A basis can be defined like:
@variables u[1:2] Ψ = Basis([u; u^2], u)
See the Implicit Systems tutorials for more complex examples of defining a Basis.
Next up, we choose a method to
DataDrivenProblem. Depending on the input arguments and the type of problem, the function will return a result derived via
Sparse Optimization, or general
Symbolic Regression. Different options can be provided, depending on the inference method, for options like rounding, normalization, or the progress bar. A
Basis can be used for lifting the measurements.
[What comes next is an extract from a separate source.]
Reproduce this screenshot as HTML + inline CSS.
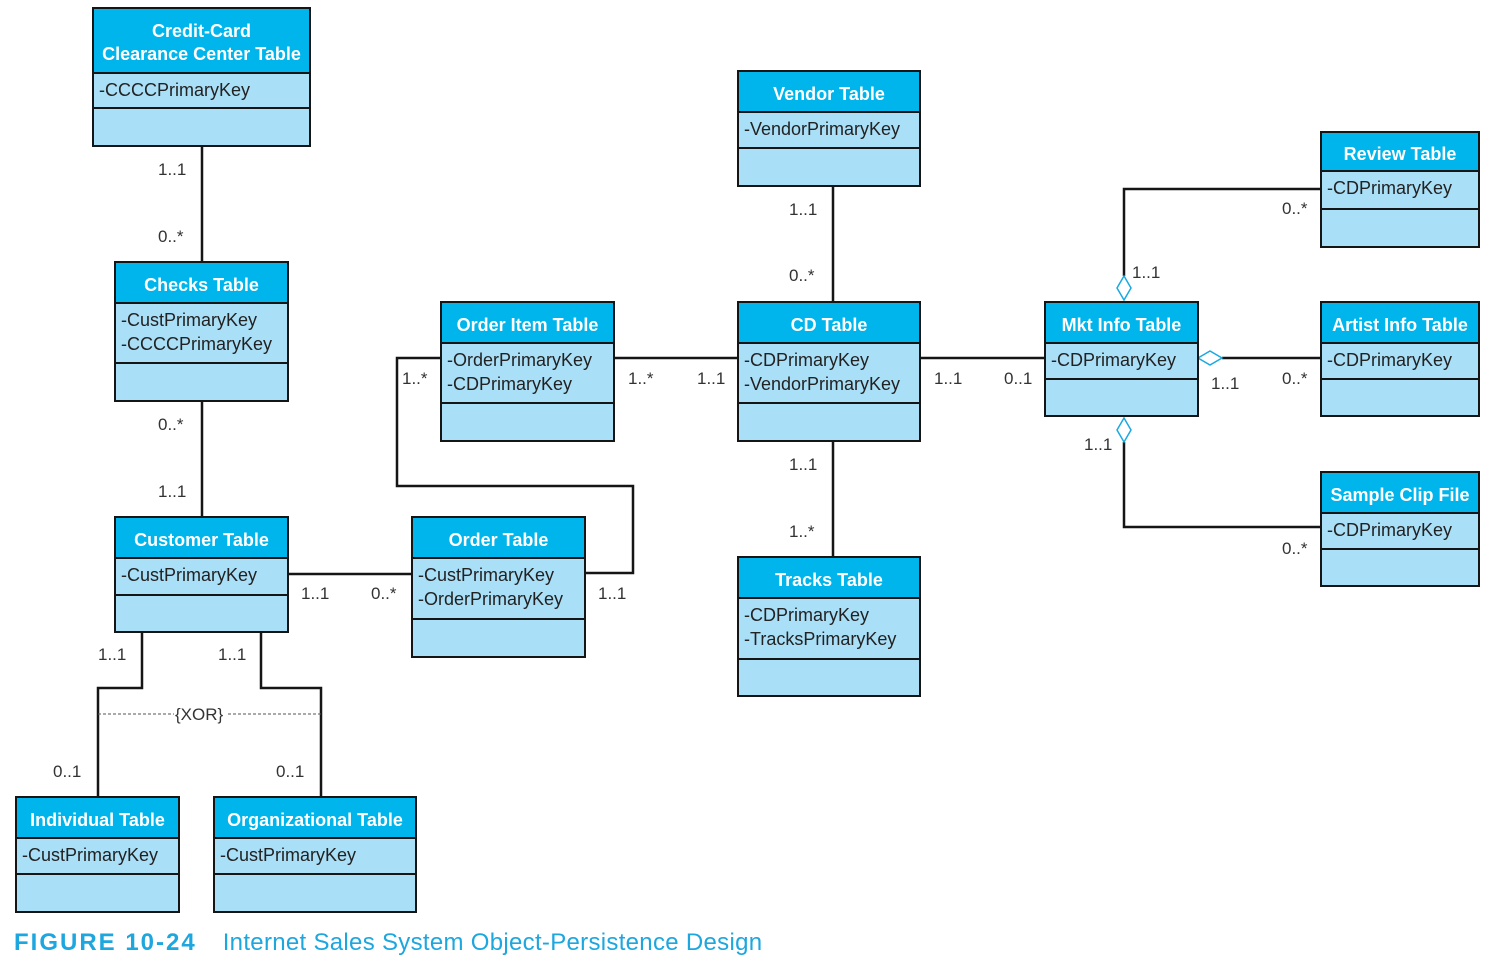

# Use a Koopman based inference res = solve(problem, DMDSVD(), kwargs...) # Use a sparse identification res = solve(problem, basis, STLQS(), kwargs...)
res contains a
result which is the inferred system and a
metrics which is a
NamedTuple containing different metrics like the L2 error of the inferred system with the provided data and the
AICC. These can be accessed via:
# The inferred system system = result(res) # The metrics m = metrics(res) m.Sparsity # No. of active terms / nonzero coefficients m.Error # L2 Error of all data m.Errors # Individual error of the different data rows m.AICC # AICC m.AICCs # ....
Since the inferred system is a parametrized equation, the corresponding parameters can be accessed and returned via
# Vector ps = parameters(res) # Parameter map ps = parameter_map(res)
The keyword argument
eval_expression controls the function creation behavior.
eval_expression=true means that
eval is used, so normal world-age behavior applies (i.e. the functions cannot be called from the function that generates them). If
eval_expression=false, then construction via GeneralizedGenerated.jl is utilized to allow for same world-age evaluation. However, this can cause Julia to segfault on sufficiently large basis functions. By default eval_expression=false.